## begin COLLECTED MATERIAL

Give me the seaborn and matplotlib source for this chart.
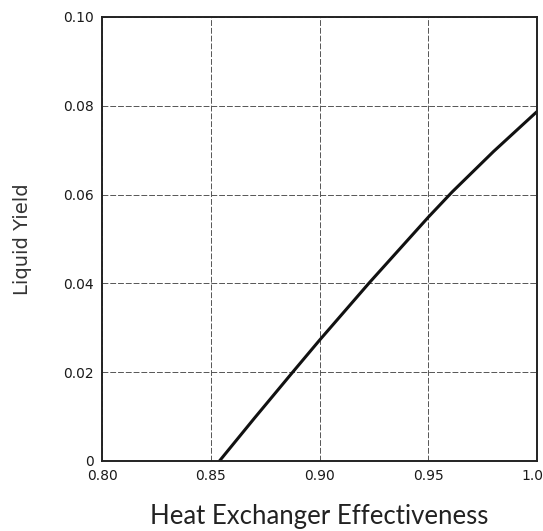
import matplotlib
matplotlib.use("Agg")
import matplotlib.pyplot as plt
import matplotlib.transforms as mtransforms
import pandas as pd
import seaborn as sns

# values
effectiveness = [0.854, 0.870, 0.888, 0.900, 0.923, 0.950, 0.961, 0.980, 1.000]
liquid_yield = [0.000, 0.0096, 0.0202, 0.0272, 0.0402, 0.0549, 0.0606, 0.0697, 0.0787]

x_ticks = [0.80, 0.85, 0.90, 0.95, 1.00]
x_tick_labels = ["0.80", "0.85", "0.90", "0.95", "1.0"]
y_ticks = [0, 0.02, 0.04, 0.06, 0.08, 0.10]
y_tick_labels = ["0", "0.02", "0.04", "0.06", "0.08", "0.10"]

df = pd.DataFrame({"eff": effectiveness, "yield": liquid_yield})

sns.set_style("white")
plt.rcParams["font.family"] = ["DejaVu Sans"]

fig = plt.figure(figsize=(5.43, 5.31), dpi=100)
ax = fig.add_axes([0.188, 0.132, 0.801, 0.836])

sns.lineplot(x="eff", y="yield", data=df, color="#111111", linewidth=2.2, ax=ax)

ax.set_xlim(0.80, 1.00)
ax.set_ylim(0, 0.10)
ax.set_xticks(x_ticks)
ax.set_xticklabels(x_tick_labels, fontsize=10, color="#1a1a1a")
ax.set_yticks(y_ticks)
ax.set_yticklabels(y_tick_labels, fontsize=10, color="#1a1a1a")
ax.tick_params(direction="in", length=3, width=0.8, colors="#333333", labelcolor="#1a1a1a", pad=6)

# last label sits right at the edge, nudge it in a bit
last = ax.get_xticklabels()[-1]
last.set_transform(last.get_transform() + mtransforms.ScaledTranslation(-5 / 100, 0, fig.dpi_scale_trans))

ax.grid(True, linestyle=(0, (6, 2)), color="#555555", linewidth=0.7)
for s in ax.spines.values():
    s.set_color("#222222")
    s.set_linewidth(1.4)

ax.set_xlabel("Heat Exchanger Effectiveness", fontsize=18.5, family="Lato", color="#222222", labelpad=15)
ax.set_ylabel("Liquid Yield", fontsize=14, family="DejaVu Sans", color="#333333", labelpad=22)

fig.savefig("out.png", dpi=100)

## end COLLECTED MATERIAL

Return only the lines running from the top of the data to the line that holds "0.0606, 0.0697, 0.0787]". Include both of those lines, but skip the pictures.

Give me the seaborn and matplotlib source for this chart.
import matplotlib
matplotlib.use("Agg")
import matplotlib.pyplot as plt
import matplotlib.transforms as mtransforms
import pandas as pd
import seaborn as sns

# values
effectiveness = [0.854, 0.870, 0.888, 0.900, 0.923, 0.950, 0.961, 0.980, 1.000]
liquid_yield = [0.000, 0.0096, 0.0202, 0.0272, 0.0402, 0.0549, 0.0606, 0.0697, 0.0787]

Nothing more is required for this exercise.